The art's - well, I think art had to legally look like that in the mid to late 90's for some reason, like a kind of washed-out, sub-Image thing. I recently had the displeasure of looking at the - occasionally thoroughly decent, on Thunderbolts and War Journal anyhow - Mike Deodato art in Milligan's Elektra recently if only to confirm this belief. And so the comics, which were probably my first Ellis ones, and seemed really quite transgressive and radical to a young(ish) Vertigo and X-Men reader are pretty much unreadable, at least for any sustained period of time.
 
 
Elijah, Freelance Rabbi
21:30 / 20.03.07
The important thing to know about the Ellis run of Excalibur is that a hard drinking hard smoking and hard sexing character by the name of Pete Wisdom was added to the book. As you can tell, Mr Ellis was going against type yet again. A fucking visionary.

Actually though, I kind of liked it, if only for the conversation in a bar that went:

Wisdom: Give me a whiskey
Barkeep: You be wantin' ice in that?(I am paraphrasing the bad Scottish accent she was meant to have)
Wisdom: What do I look like, some kind of pervert?

The man knows about whiskey, I give him that.
 
 
The Falcon
21:43 / 20.03.07
To be honest, Wisdom is actually about the first appearance of that Ellis-archetype, and clearly stems from a hot, hot desire to write John Constantine, Hellblazer (+ faceknives.) Which he did later, and then there was all that fuss, and the fairly inscrutable issue of Planetary about it.

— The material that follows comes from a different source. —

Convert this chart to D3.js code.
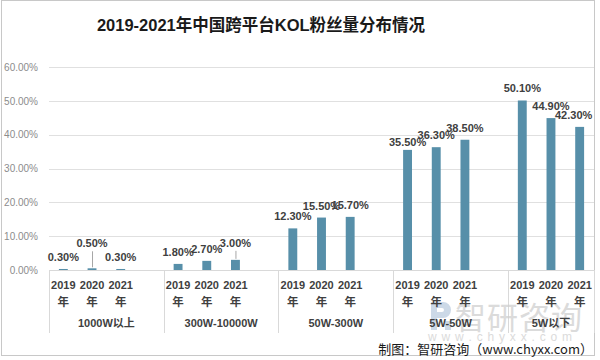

The current Wisdom series, by Doctor Who author/scripter Paul Cornell, is actually about as close to a (proto-)Vertigo comic as you're likely to ever see from either a)Marvel or b)the 21st Century, and I'd have thought perfect Barbelith guff, really. Better investigating that than the Ellis Excalibur, I say. (Also features gruff & uncomplaining Captain Midlands.)
 
 
Elijah, Freelance Rabbi
03:01 / 21.03.07
Ah, thank you for the correction. I read the Excalibur issues only a year or so ago, so my sense of time is skewed.